TASK OBJECTIVE | Output the first line of the listing and each line after it, up to and including the line that contains "ax = fig.add_axes([0.082, 0.163, 0.918, 0.799])", exactly as written, minus the pictures.

::::

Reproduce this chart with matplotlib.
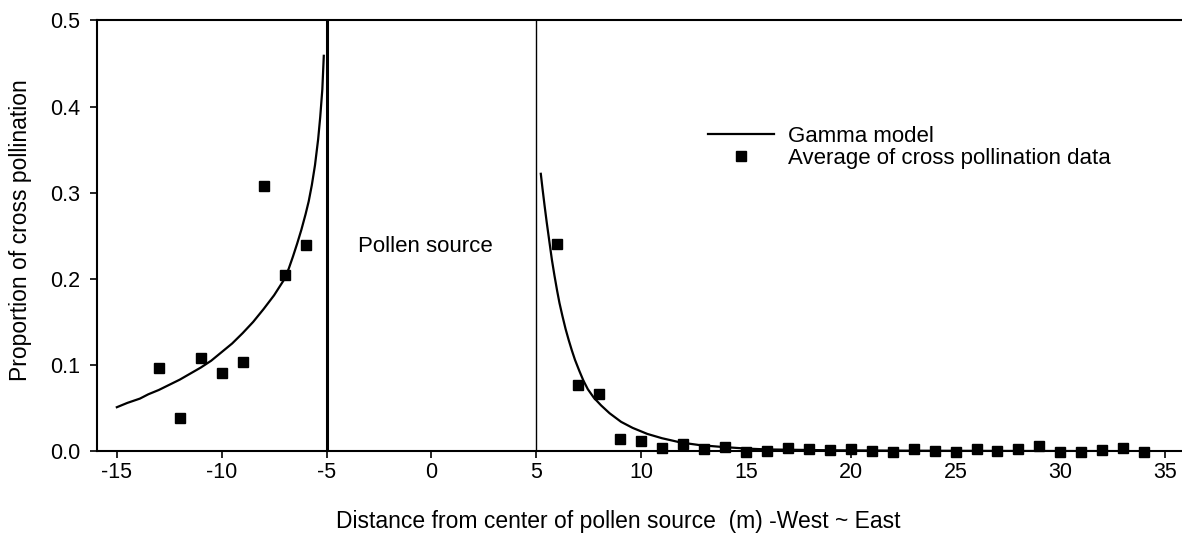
import numpy as np
import matplotlib
matplotlib.use("Agg")
import matplotlib.pyplot as plt

plt.rcParams['font.family'] = ['Liberation Sans', 'DejaVu Sans']

# observed averages (west side, east side)
west_x = [-13, -12, -11, -10, -9, -8, -7, -6]
west_y = [0.097, 0.039, 0.108, 0.091, 0.103, 0.308, 0.205, 0.239]
east_x = list(range(6, 35))
east_y = [0.240, 0.077, 0.066, 0.014, 0.012, 0.004, 0.008, 0.003, 0.005,
          -0.001, 0.000, 0.004, 0.002, 0.001, 0.002, 0.000, -0.001, 0.002,
          0.000, -0.001, 0.002, 0.000, 0.002, 0.006, -0.001, -0.001, 0.001,
          0.004, -0.001]

# gamma model curve
gw_x = [-15, -14.5, -13.9, -13.5, -13.0, -12.5, -12.0, -11.5, -11.0, -10.5,
        -10.0, -9.5, -9.0, -8.5, -8.0, -7.5, -7.0, -6.8, -6.6, -6.4, -6.2,
        -6.0, -5.85, -5.7, -5.55, -5.4, -5.3, -5.2, -5.13]
gw_y = [0.051, 0.056, 0.061, 0.066, 0.071, 0.077, 0.083, 0.090, 0.097, 0.105,
        0.115, 0.125, 0.137, 0.150, 0.165, 0.181, 0.200, 0.212, 0.226, 0.241,
        0.257, 0.275, 0.290, 0.309, 0.332, 0.362, 0.388, 0.420, 0.459]
ge_x = [5.22, 5.3, 5.4, 5.5, 5.63, 5.75, 5.87, 6.0, 6.11, 6.25, 6.4, 6.55,
        6.7, 6.85, 7.06, 7.25, 7.46, 7.75, 8.1, 8.5, 9.05, 9.6, 10.3, 11.0,
        11.9, 12.8, 13.8, 15.0, 16.0, 17.5, 19.0, 23.0, 28.0, 35.0]
ge_y = [0.322, 0.305, 0.285, 0.266, 0.243, 0.222, 0.204, 0.186, 0.172, 0.157,
        0.142, 0.129, 0.117, 0.106, 0.093, 0.082, 0.072, 0.062, 0.053, 0.044,
        0.034, 0.027, 0.020, 0.015, 0.010, 0.007, 0.005, 0.003, 0.002, 0.0015,
        0.001, 0.0005, 0.0002, 0.0]

xticks = [-15, -10, -5, 0, 5, 10, 15, 20, 25, 30, 35]
yticks = [0.0, 0.1, 0.2, 0.3, 0.4, 0.5]

fig = plt.figure(figsize=(11.82, 5.39), dpi=100)
ax = fig.add_axes([0.082, 0.163, 0.918, 0.799])

line, = ax.plot(gw_x, gw_y, color='black', lw=1.6, label='Gamma model')
ax.plot(ge_x, ge_y, color='black', lw=1.6)
pts, = ax.plot(west_x, west_y, 's', color='black', ms=7, clip_on=False,
               label='Average of cross pollination data')
ax.plot(east_x, east_y, 's', color='black', ms=7, clip_on=False)

ax.axvline(-5, color='black', lw=2.2)
ax.axvline(5, color='black', lw=1.0)

ax.text(-3.5, 0.238, 'Pollen source', fontsize=16, va='center', ha='left')

ax.set_xlim(-15.95, 35.8)
ax.set_ylim(0, 0.5)
ax.set_xticks(xticks)
ax.set_xticklabels([str(t) for t in xticks])
ax.set_yticks(yticks)
ax.set_yticklabels(['%.1f' % t for t in yticks])
ax.tick_params(labelsize=15.5, width=1.2, length=5, direction='out')
ax.tick_params(axis='x', pad=3)
ax.tick_params(axis='y', pad=7)
ax.spines['right'].set_visible(False)
for s in ['left', 'bottom', 'top']:
    ax.spines[s].set_linewidth(1.5)

ax.set_xlabel('Distance from center of pollen source  (m) -West ~ East', fontsize=16.5)
ax.xaxis.set_label_coords(0.48, -0.163)
ax.xaxis.label.set_va('center')
ax.set_ylabel('Proportion of cross pollination', fontsize=16.5)
ax.yaxis.set_label_coords(-0.070, 0.513)
ax.yaxis.label.set_va('center')

ax.legend(handles=[line, pts], loc='upper left', bbox_to_anchor=(0.563, 0.755),
          frameon=False, fontsize=16, handlelength=3.0, handletextpad=0.6,
          labelspacing=0.05, borderpad=0, borderaxespad=0)

fig.savefig('out.png', dpi=100)
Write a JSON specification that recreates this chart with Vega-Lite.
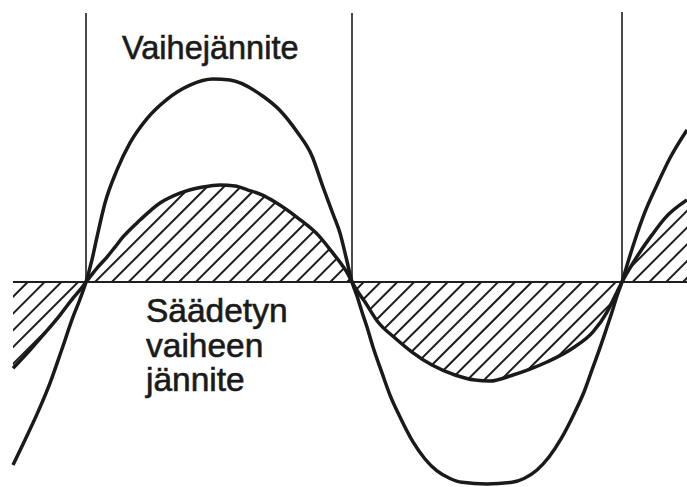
{
  "$schema": "https://vega.github.io/schema/vega-lite/v6.json",
  "width": 687,
  "height": 487,
  "autosize": {"type": "fit", "contains": "padding"},
  "padding": 0,
  "background": "white",
  "config": {"view": {"stroke": null}},
  "datasets": {
    "curves": [
      {"s": "big", "x": -49.03, "v": -0.901}, {"s": "big", "x": -40.97, "v": -0.778}, {"s": "big", "x": -32.24, "v": -0.64}, {"s": "big", "x": -24.18, "v": -0.498}, {"s": "big", "x": -16.12, "v": -0.33}, {"s": "big", "x": -8.73, "v": -0.172}, {"s": "big", "x": -4.03, "v": -0.085}, {"s": "big", "x": 0, "v": 0},
      {"s": "big", "x": 4.03, "v": 0.11}, {"s": "big", "x": 7.39, "v": 0.222}, {"s": "big", "x": 12.76, "v": 0.389}, {"s": "big", "x": 20.82, "v": 0.552}, {"s": "big", "x": 29.55, "v": 0.685}, {"s": "big", "x": 40.97, "v": 0.805}, {"s": "big", "x": 54.4, "v": 0.9}, {"s": "big", "x": 69.85, "v": 0.97}, {"s": "big", "x": 85.3, "v": 1.0}, {"s": "big", "x": 96.72, "v": 0.995}, {"s": "big", "x": 118.88, "v": 0.915}, {"s": "big", "x": 130.3, "v": 0.845}, {"s": "big", "x": 141.72, "v": 0.74}, {"s": "big", "x": 151.79, "v": 0.621}, {"s": "big", "x": 159.18, "v": 0.468}, {"s": "big", "x": 165.9, "v": 0.335}, {"s": "big", "x": 170.6, "v": 0.241}, {"s": "big", "x": 174.63, "v": 0.123}, {"s": "big", "x": 178.66, "v": 0},
      {"s": "big", "x": 182.01, "v": -0.069}, {"s": "big", "x": 185.37, "v": -0.148}, {"s": "big", "x": 188.73, "v": -0.222}, {"s": "big", "x": 192.76, "v": -0.32}, {"s": "big", "x": 198.81, "v": -0.448}, {"s": "big", "x": 204.18, "v": -0.557}, {"s": "big", "x": 210.9, "v": -0.665}, {"s": "big", "x": 219.63, "v": -0.788}, {"s": "big", "x": 227.69, "v": -0.872}, {"s": "big", "x": 235.75, "v": -0.931}, {"s": "big", "x": 244.48, "v": -0.968}, {"s": "big", "x": 252.54, "v": -0.987}, {"s": "big", "x": 269.33, "v": -0.995}, {"s": "big", "x": 286.12, "v": -0.987}, {"s": "big", "x": 294.18, "v": -0.968}, {"s": "big", "x": 302.91, "v": -0.926}, {"s": "big", "x": 310.97, "v": -0.862}, {"s": "big", "x": 319.03, "v": -0.773}, {"s": "big", "x": 327.76, "v": -0.65}, {"s": "big", "x": 334.48, "v": -0.542}, {"s": "big", "x": 339.85, "v": -0.433}, {"s": "big", "x": 345.9, "v": -0.31}, {"s": "big", "x": 349.93, "v": -0.222}, {"s": "big", "x": 353.29, "v": -0.148}, {"s": "big", "x": 356.65, "v": -0.069}, {"s": "big", "x": 360, "v": 0},
      {"s": "big", "x": 364.03, "v": 0.0985}, {"s": "big", "x": 368.73, "v": 0.207}, {"s": "big", "x": 375.45, "v": 0.345}, {"s": "big", "x": 383.51, "v": 0.478}, {"s": "big", "x": 392.24, "v": 0.611}, {"s": "big", "x": 403.66, "v": 0.749},
      {"s": "small", "x": -49.03, "v": -0.425}, {"s": "small", "x": -37.61, "v": -0.335}, {"s": "small", "x": -27.54, "v": -0.251}, {"s": "small", "x": -17.46, "v": -0.163}, {"s": "small", "x": -8.73, "v": -0.079}, {"s": "small", "x": -4.03, "v": -0.039}, {"s": "small", "x": 0, "v": 0},
      {"s": "small", "x": 2.69, "v": 0.025}, {"s": "small", "x": 8.06, "v": 0.074}, {"s": "small", "x": 14.1, "v": 0.123}, {"s": "small", "x": 19.48, "v": 0.172}, {"s": "small", "x": 24.85, "v": 0.222}, {"s": "small", "x": 36.27, "v": 0.305}, {"s": "small", "x": 49.7, "v": 0.389}, {"s": "small", "x": 63.13, "v": 0.438}, {"s": "small", "x": 78.58, "v": 0.468}, {"s": "small", "x": 90.0, "v": 0.478}, {"s": "small", "x": 100.07, "v": 0.473}, {"s": "small", "x": 108.81, "v": 0.453}, {"s": "small", "x": 118.21, "v": 0.429}, {"s": "small", "x": 126.94, "v": 0.394}, {"s": "small", "x": 142.39, "v": 0.315}, {"s": "small", "x": 155.82, "v": 0.232}, {"s": "small", "x": 165.22, "v": 0.148}, {"s": "small", "x": 171.94, "v": 0.084}, {"s": "small", "x": 175.97, "v": 0.039}, {"s": "small", "x": 178.66, "v": 0},
      {"s": "small", "x": 182.69, "v": -0.049}, {"s": "small", "x": 187.39, "v": -0.099}, {"s": "small", "x": 196.12, "v": -0.197}, {"s": "small", "x": 207.54, "v": -0.276}, {"s": "small", "x": 218.96, "v": -0.345}, {"s": "small", "x": 232.39, "v": -0.409}, {"s": "small", "x": 247.84, "v": -0.458}, {"s": "small", "x": 261.27, "v": -0.483}, {"s": "small", "x": 271.34, "v": -0.488}, {"s": "small", "x": 286.79, "v": -0.458}, {"s": "small", "x": 298.21, "v": -0.429}, {"s": "small", "x": 309.63, "v": -0.394}, {"s": "small", "x": 327.09, "v": -0.325}, {"s": "small", "x": 340.52, "v": -0.246}, {"s": "small", "x": 349.93, "v": -0.148}, {"s": "small", "x": 356.65, "v": -0.049}, {"s": "small", "x": 360, "v": 0},
      {"s": "small", "x": 365.37, "v": 0.069}, {"s": "small", "x": 372.09, "v": 0.148}, {"s": "small", "x": 380.15, "v": 0.232}, {"s": "small", "x": 388.88, "v": 0.315}, {"s": "small", "x": 403.66, "v": 0.404}
    ],
    "hatch": [
      {"xb": -110.02, "xt": 31.84}, {"xb": -98.74, "xt": 43.12}, {"xb": -87.45, "xt": 54.41}, {"xb": -76.17, "xt": 65.69},
      {"xb": -64.89, "xt": 76.98}, {"xb": -53.6, "xt": 88.26}, {"xb": -42.32, "xt": 99.54}, {"xb": -31.03, "xt": 110.83},
      {"xb": -19.75, "xt": 122.11}, {"xb": -8.47, "xt": 133.39}, {"xb": 2.82, "xt": 144.68}, {"xb": 14.1, "xt": 155.96},
      {"xb": 25.38, "xt": 167.24}, {"xb": 36.67, "xt": 178.53}, {"xb": 47.95, "xt": 189.81}, {"xb": 59.23, "xt": 201.09},
      {"xb": 70.52, "xt": 212.38}, {"xb": 81.8, "xt": 223.66}, {"xb": 93.09, "xt": 234.95}, {"xb": 104.37, "xt": 246.23},
      {"xb": 115.65, "xt": 257.51}, {"xb": 126.94, "xt": 268.8}, {"xb": 138.22, "xt": 280.08}, {"xb": 149.5, "xt": 291.36},
      {"xb": 160.79, "xt": 302.65}, {"xb": 172.07, "xt": 313.93}, {"xb": 183.35, "xt": 325.21}, {"xb": 194.64, "xt": 336.5},
      {"xb": 205.92, "xt": 347.78}, {"xb": 217.21, "xt": 359.07}, {"xb": 228.49, "xt": 370.35}, {"xb": 239.77, "xt": 381.63},
      {"xb": 251.06, "xt": 392.92}, {"xb": 262.34, "xt": 404.2}, {"xb": 273.62, "xt": 415.48}, {"xb": 284.91, "xt": 426.77},
      {"xb": 296.19, "xt": 438.05}, {"xb": 307.47, "xt": 449.33}, {"xb": 318.76, "xt": 460.62}, {"xb": 330.04, "xt": 471.9}
    ],
    "masks": [
      {"x": -57.76, "x2": -49.03, "v": -0.53, "v2": 0.53},
      {"x": -49.03, "x2": 0, "v": 0, "v2": 0.53},
      {"x": 0, "x2": 178.66, "v": -0.53, "v2": 0},
      {"x": 178.66, "x2": 360, "v": 0, "v2": 0.53},
      {"x": 360, "x2": 403.66, "v": -0.53, "v2": 0}
    ],
    "axisline": [{"x": -49.03, "x2": 403.66, "v": 0, "v2": 0}],
    "verticals": [
      {"x": 0, "x2": 0, "v": 0, "v2": 1.325},
      {"x": 178.66, "x2": 178.66, "v": 0, "v2": 1.325},
      {"x": 360, "x2": 360, "v": 0, "v2": 1.33}
    ],
    "toplabel": [
      {"x": 24.2, "v": 1.0985, "text": "Vaihejännite"}
    ],
    "labels": [
      {"x": 40.3, "v": -0.197, "text": "Säädetyn"},
      {"x": 40.3, "v": -0.369, "text": "vaiheen"},
      {"x": 40.3, "v": -0.539, "text": "jännite"}
    ]
  },
  "layer": [
    {
      "data": {"name": "hatch"},
      "mark": {"type": "rule", "color": "#1e1e1e", "strokeWidth": 2, "clip": true},
      "encoding": {
        "x": {"field": "xb", "type": "quantitative", "scale": {"domain": [-57.76, 403.66], "nice": false, "zero": false}, "axis": null},
        "x2": {"field": "xt"},
        "y": {"datum": -0.52, "type": "quantitative", "scale": {"domain": [-1.0099, 1.3892], "nice": false, "zero": false}, "axis": null},
        "y2": {"datum": 0.52}
      }
    },
    {
      "data": {"name": "masks"},
      "mark": {"type": "rect", "color": "white", "clip": true},
      "encoding": {
        "x": {"field": "x", "type": "quantitative", "scale": {"domain": [-57.76, 403.66], "nice": false, "zero": false}, "axis": null},
        "x2": {"field": "x2"},
        "y": {"field": "v", "type": "quantitative", "scale": {"domain": [-1.0099, 1.3892], "nice": false, "zero": false}, "axis": null},
        "y2": {"field": "v2"}
      }
    },
    {
      "data": {"name": "curves"},
      "transform": [
        {"filter": {"field": "s", "equal": "small"}},
        {"filter": {"or": [{"field": "x", "range": [0, 178.66]}, {"field": "x", "range": [360, 403.66]}]}}
      ],
      "mark": {"type": "area", "color": "white", "interpolate": "monotone", "clip": true},
      "encoding": {
        "x": {"field": "x", "type": "quantitative", "scale": {"domain": [-57.76, 403.66], "nice": false, "zero": false}, "axis": null},
        "y": {"field": "v", "type": "quantitative", "scale": {"domain": [-1.0099, 1.3892], "nice": false, "zero": false}, "axis": null},
        "y2": {"datum": 0.53}
      }
    },
    {
      "data": {"name": "curves"},
      "transform": [
        {"filter": {"field": "s", "equal": "small"}},
        {"filter": {"or": [{"field": "x", "range": [-49.03, 0]}, {"field": "x", "range": [178.66, 360]}]}}
      ],
      "mark": {"type": "area", "color": "white", "interpolate": "monotone", "clip": true},
      "encoding": {
        "x": {"field": "x", "type": "quantitative", "scale": {"domain": [-57.76, 403.66], "nice": false, "zero": false}, "axis": null},
        "y": {"field": "v", "type": "quantitative", "scale": {"domain": [-1.0099, 1.3892], "nice": false, "zero": false}, "axis": null},
        "y2": {"datum": -0.53}
      }
    },
    {
      "data": {"name": "axisline"},
      "mark": {"type": "rule", "color": "#1e1e1e", "strokeWidth": 2.2, "clip": true},
      "encoding": {
        "x": {"field": "x", "type": "quantitative", "scale": {"domain": [-57.76, 403.66], "nice": false, "zero": false}, "axis": null},
        "x2": {"field": "x2"},
        "y": {"field": "v", "type": "quantitative", "scale": {"domain": [-1.0099, 1.3892], "nice": false, "zero": false}, "axis": null},
        "y2": {"field": "v2"}
      }
    },
    {
      "data": {"name": "verticals"},
      "mark": {"type": "rule", "color": "#1e1e1e", "strokeWidth": 1.6, "clip": true},
      "encoding": {
        "x": {"field": "x", "type": "quantitative", "scale": {"domain": [-57.76, 403.66], "nice": false, "zero": false}, "axis": null},
        "x2": {"field": "x2"},
        "y": {"field": "v", "type": "quantitative", "scale": {"domain": [-1.0099, 1.3892], "nice": false, "zero": false}, "axis": null},
        "y2": {"field": "v2"}
      }
    },
    {
      "data": {"name": "curves"},
      "mark": {"type": "line", "color": "#1a1a1a", "strokeWidth": 3.5, "interpolate": "monotone", "clip": true},
      "encoding": {
        "x": {"field": "x", "type": "quantitative", "scale": {"domain": [-57.76, 403.66], "nice": false, "zero": false}, "axis": null},
        "y": {"field": "v", "type": "quantitative", "scale": {"domain": [-1.0099, 1.3892], "nice": false, "zero": false}, "axis": null},
        "detail": {"field": "s", "type": "nominal"}
      }
    },
    {
      "data": {"name": "toplabel"},
      "mark": {"type": "text", "align": "left", "baseline": "alphabetic", "font": "Liberation Sans", "fontSize": 32.5, "color": "#1a1a1a", "stroke": "#1a1a1a", "strokeWidth": 0.6},
      "encoding": {
        "x": {"field": "x", "type": "quantitative", "scale": {"domain": [-57.76, 403.66], "nice": false, "zero": false}, "axis": null},
        "y": {"field": "v", "type": "quantitative", "scale": {"domain": [-1.0099, 1.3892], "nice": false, "zero": false}, "axis": null},
        "text": {"field": "text", "type": "nominal"}
      }
    },
    {
      "data": {"name": "labels"},
      "mark": {"type": "text", "align": "left", "baseline": "alphabetic", "font": "Liberation Sans", "fontSize": 33.5, "color": "#1a1a1a", "stroke": "#1a1a1a", "strokeWidth": 0.6},
      "encoding": {
        "x": {"field": "x", "type": "quantitative", "scale": {"domain": [-57.76, 403.66], "nice": false, "zero": false}, "axis": null},
        "y": {"field": "v", "type": "quantitative", "scale": {"domain": [-1.0099, 1.3892], "nice": false, "zero": false}, "axis": null},
        "text": {"field": "text", "type": "nominal"}
      }
    }
  ]
}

::::

REPLY TO THE EXERCISE |
Reproduce this chart with matplotlib.
import numpy as np
import matplotlib
matplotlib.use("Agg")
import matplotlib.pyplot as plt

plt.rcParams['font.family'] = ['Liberation Sans', 'DejaVu Sans']

# observed averages (west side, east side)
west_x = [-13, -12, -11, -10, -9, -8, -7, -6]
west_y = [0.097, 0.039, 0.108, 0.091, 0.103, 0.308, 0.205, 0.239]
east_x = list(range(6, 35))
east_y = [0.240, 0.077, 0.066, 0.014, 0.012, 0.004, 0.008, 0.003, 0.005,
          -0.001, 0.000, 0.004, 0.002, 0.001, 0.002, 0.000, -0.001, 0.002,
          0.000, -0.001, 0.002, 0.000, 0.002, 0.006, -0.001, -0.001, 0.001,
          0.004, -0.001]

# gamma model curve
gw_x = [-15, -14.5, -13.9, -13.5, -13.0, -12.5, -12.0, -11.5, -11.0, -10.5,
        -10.0, -9.5, -9.0, -8.5, -8.0, -7.5, -7.0, -6.8, -6.6, -6.4, -6.2,
        -6.0, -5.85, -5.7, -5.55, -5.4, -5.3, -5.2, -5.13]
gw_y = [0.051, 0.056, 0.061, 0.066, 0.071, 0.077, 0.083, 0.090, 0.097, 0.105,
        0.115, 0.125, 0.137, 0.150, 0.165, 0.181, 0.200, 0.212, 0.226, 0.241,
        0.257, 0.275, 0.290, 0.309, 0.332, 0.362, 0.388, 0.420, 0.459]
ge_x = [5.22, 5.3, 5.4, 5.5, 5.63, 5.75, 5.87, 6.0, 6.11, 6.25, 6.4, 6.55,
        6.7, 6.85, 7.06, 7.25, 7.46, 7.75, 8.1, 8.5, 9.05, 9.6, 10.3, 11.0,
        11.9, 12.8, 13.8, 15.0, 16.0, 17.5, 19.0, 23.0, 28.0, 35.0]
ge_y = [0.322, 0.305, 0.285, 0.266, 0.243, 0.222, 0.204, 0.186, 0.172, 0.157,
        0.142, 0.129, 0.117, 0.106, 0.093, 0.082, 0.072, 0.062, 0.053, 0.044,
        0.034, 0.027, 0.020, 0.015, 0.010, 0.007, 0.005, 0.003, 0.002, 0.0015,
        0.001, 0.0005, 0.0002, 0.0]

xticks = [-15, -10, -5, 0, 5, 10, 15, 20, 25, 30, 35]
yticks = [0.0, 0.1, 0.2, 0.3, 0.4, 0.5]

fig = plt.figure(figsize=(11.82, 5.39), dpi=100)
ax = fig.add_axes([0.082, 0.163, 0.918, 0.799])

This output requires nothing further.